• RECORD EXCERPTS:
* start *

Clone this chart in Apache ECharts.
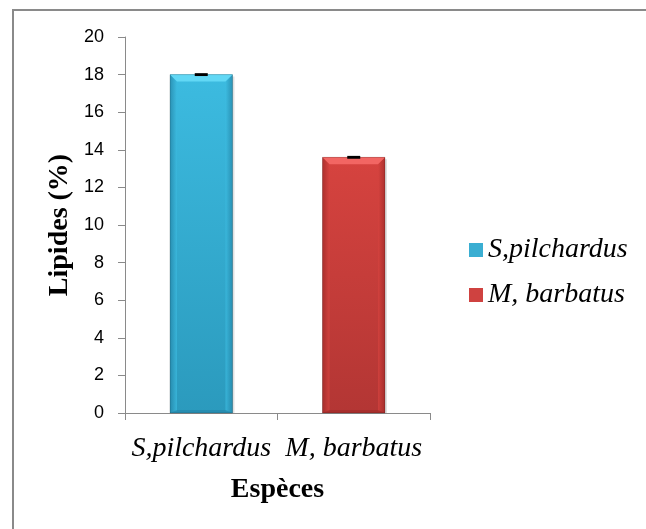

* end *
* start *

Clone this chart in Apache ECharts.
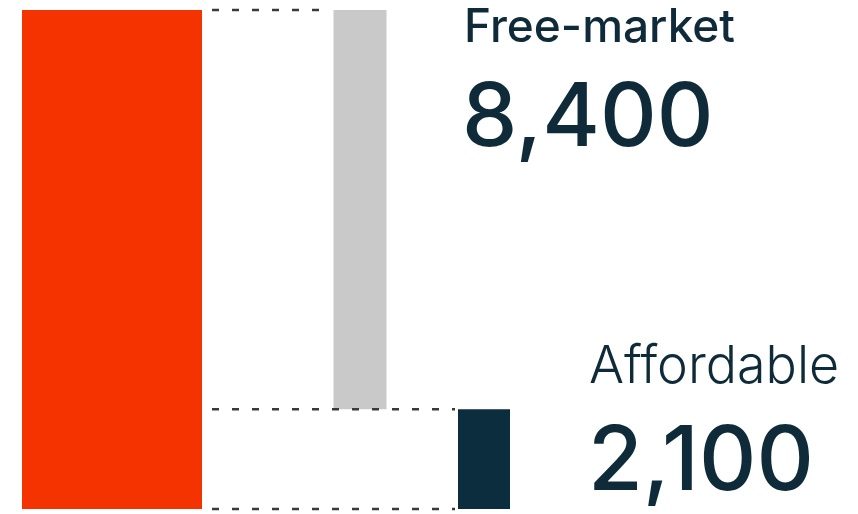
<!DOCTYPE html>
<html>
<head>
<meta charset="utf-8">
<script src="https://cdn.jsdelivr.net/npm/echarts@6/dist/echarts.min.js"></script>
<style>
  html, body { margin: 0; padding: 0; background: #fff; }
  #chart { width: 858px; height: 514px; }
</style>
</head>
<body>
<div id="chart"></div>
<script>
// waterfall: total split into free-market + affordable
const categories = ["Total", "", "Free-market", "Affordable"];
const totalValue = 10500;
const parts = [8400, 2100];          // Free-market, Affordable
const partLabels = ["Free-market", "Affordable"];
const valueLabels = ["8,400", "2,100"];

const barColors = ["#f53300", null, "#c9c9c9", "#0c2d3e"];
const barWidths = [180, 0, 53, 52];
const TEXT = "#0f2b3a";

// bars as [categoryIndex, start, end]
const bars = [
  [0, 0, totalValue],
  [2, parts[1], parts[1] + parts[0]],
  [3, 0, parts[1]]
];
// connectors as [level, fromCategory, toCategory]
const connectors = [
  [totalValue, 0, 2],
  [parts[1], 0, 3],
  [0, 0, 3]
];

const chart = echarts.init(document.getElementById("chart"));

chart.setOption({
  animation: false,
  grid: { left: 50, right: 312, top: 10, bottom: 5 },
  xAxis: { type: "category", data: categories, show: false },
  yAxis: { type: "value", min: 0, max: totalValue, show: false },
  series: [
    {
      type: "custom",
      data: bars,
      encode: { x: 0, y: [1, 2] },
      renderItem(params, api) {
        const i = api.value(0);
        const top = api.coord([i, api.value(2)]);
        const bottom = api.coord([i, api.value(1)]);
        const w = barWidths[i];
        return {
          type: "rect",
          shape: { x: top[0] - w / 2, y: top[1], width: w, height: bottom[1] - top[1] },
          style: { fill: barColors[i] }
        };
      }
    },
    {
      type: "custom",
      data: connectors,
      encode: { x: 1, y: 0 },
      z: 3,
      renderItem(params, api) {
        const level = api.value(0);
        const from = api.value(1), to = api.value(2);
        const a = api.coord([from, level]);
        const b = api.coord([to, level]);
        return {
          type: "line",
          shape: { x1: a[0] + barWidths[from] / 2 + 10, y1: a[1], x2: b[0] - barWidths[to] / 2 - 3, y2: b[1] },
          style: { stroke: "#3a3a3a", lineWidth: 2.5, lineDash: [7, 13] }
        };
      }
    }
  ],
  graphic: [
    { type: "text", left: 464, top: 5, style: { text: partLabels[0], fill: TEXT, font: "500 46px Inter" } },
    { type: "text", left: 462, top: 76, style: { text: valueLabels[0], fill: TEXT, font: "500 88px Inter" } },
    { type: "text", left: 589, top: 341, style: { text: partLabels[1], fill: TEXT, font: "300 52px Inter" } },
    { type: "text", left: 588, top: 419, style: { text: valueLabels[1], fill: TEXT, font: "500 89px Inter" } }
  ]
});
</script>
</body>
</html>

* end *
* start *

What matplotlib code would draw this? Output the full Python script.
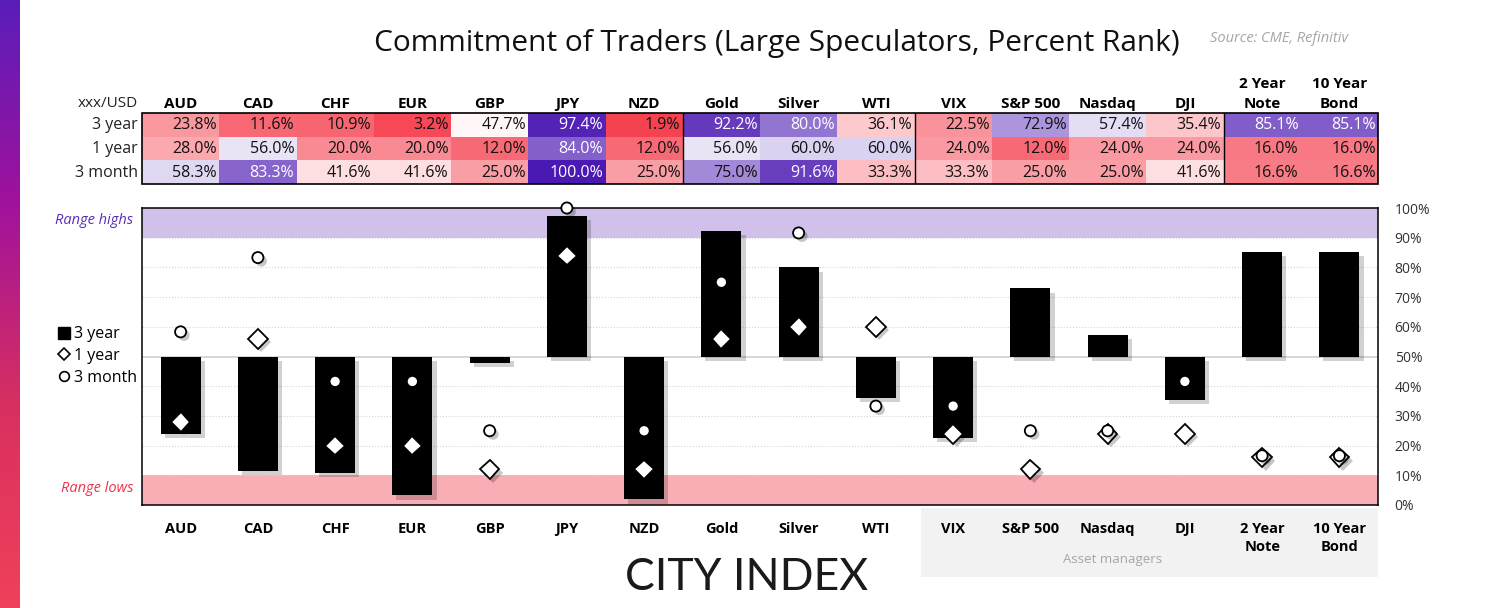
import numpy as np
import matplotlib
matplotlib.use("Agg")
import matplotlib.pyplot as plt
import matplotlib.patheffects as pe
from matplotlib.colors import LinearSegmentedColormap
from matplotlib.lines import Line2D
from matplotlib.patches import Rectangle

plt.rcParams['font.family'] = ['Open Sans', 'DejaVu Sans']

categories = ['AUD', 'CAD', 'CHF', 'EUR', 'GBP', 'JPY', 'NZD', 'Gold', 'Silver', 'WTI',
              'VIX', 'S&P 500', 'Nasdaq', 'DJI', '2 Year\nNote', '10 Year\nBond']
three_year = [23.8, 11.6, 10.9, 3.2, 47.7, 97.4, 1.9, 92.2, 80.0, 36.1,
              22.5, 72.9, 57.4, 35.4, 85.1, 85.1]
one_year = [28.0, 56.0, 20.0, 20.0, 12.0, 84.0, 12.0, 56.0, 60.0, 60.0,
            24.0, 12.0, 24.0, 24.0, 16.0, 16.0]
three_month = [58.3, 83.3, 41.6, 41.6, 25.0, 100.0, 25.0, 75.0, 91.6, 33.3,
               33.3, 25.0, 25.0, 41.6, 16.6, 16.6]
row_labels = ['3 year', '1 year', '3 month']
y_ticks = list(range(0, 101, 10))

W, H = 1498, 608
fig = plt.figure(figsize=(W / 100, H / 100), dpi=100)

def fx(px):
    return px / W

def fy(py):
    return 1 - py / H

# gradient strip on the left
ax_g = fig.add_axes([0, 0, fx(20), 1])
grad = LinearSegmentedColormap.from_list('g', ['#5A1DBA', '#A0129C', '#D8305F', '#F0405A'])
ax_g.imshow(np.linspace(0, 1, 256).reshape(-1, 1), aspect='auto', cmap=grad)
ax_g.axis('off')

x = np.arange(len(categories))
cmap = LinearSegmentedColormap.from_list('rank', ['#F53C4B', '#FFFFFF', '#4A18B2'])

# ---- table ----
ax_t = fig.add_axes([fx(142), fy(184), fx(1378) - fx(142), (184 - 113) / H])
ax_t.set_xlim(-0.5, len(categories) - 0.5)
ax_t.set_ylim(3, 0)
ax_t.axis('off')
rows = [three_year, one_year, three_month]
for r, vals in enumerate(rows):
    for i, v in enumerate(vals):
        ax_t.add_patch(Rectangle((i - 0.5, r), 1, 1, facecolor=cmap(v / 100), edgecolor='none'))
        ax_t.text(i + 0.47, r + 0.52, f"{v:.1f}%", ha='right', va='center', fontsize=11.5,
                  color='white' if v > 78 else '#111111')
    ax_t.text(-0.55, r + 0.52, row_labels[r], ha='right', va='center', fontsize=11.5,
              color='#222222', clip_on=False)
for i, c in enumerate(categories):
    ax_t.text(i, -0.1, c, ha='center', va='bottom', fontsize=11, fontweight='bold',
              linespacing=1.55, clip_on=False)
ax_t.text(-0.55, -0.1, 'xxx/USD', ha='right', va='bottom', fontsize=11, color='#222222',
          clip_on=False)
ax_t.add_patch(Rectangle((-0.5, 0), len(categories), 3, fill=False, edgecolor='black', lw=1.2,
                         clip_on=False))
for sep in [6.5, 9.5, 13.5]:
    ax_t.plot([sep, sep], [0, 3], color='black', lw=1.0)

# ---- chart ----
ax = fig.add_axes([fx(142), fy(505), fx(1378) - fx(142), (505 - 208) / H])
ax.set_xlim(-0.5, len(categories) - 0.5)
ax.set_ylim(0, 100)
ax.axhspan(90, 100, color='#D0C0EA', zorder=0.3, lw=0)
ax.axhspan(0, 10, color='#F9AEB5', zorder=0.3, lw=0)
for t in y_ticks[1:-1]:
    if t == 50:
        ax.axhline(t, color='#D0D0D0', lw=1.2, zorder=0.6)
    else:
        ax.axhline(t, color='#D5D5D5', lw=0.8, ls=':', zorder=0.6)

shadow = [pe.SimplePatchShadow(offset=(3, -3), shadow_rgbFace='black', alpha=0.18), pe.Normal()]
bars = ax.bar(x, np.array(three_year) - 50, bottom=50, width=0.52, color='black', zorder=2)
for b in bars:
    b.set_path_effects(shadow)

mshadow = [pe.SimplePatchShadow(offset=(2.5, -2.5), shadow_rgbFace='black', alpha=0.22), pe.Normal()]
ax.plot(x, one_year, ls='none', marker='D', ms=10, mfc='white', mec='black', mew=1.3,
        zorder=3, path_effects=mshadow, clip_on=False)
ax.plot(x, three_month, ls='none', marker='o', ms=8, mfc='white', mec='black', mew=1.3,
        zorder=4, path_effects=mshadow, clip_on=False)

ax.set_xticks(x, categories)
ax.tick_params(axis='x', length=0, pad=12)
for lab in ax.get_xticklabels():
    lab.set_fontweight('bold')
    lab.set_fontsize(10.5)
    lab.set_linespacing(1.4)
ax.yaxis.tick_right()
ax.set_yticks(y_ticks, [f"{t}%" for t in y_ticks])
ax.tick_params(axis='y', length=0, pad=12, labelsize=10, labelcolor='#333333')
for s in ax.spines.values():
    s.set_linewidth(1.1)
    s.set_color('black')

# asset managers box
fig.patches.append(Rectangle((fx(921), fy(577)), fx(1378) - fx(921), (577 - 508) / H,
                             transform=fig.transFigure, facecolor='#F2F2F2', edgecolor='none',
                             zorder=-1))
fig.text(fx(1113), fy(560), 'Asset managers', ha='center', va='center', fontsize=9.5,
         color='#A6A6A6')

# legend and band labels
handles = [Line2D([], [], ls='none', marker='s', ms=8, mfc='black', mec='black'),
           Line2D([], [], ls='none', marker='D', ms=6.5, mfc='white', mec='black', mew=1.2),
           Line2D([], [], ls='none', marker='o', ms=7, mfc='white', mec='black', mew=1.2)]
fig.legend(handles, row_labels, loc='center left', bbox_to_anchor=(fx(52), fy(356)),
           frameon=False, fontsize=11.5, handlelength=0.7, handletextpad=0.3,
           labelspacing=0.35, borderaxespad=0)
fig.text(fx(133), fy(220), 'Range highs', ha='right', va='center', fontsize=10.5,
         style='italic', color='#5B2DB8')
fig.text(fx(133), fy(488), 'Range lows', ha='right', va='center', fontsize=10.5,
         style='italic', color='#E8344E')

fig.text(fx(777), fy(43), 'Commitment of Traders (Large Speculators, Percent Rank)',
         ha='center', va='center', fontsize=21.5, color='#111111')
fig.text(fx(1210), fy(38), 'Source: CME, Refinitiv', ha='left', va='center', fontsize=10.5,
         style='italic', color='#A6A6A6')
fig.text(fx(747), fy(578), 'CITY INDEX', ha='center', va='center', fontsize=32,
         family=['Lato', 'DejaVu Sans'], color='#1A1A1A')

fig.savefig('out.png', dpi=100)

* end *

• STATED PROBLEM: Collect each line holding the string "matplotlib".

• THE RESPONSE:
What matplotlib code would draw this? Output the full Python script.
import matplotlib
matplotlib.use("Agg")
import matplotlib.pyplot as plt
import matplotlib.patheffects as pe
from matplotlib.colors import LinearSegmentedColormap
from matplotlib.lines import Line2D
from matplotlib.patches import Rectangle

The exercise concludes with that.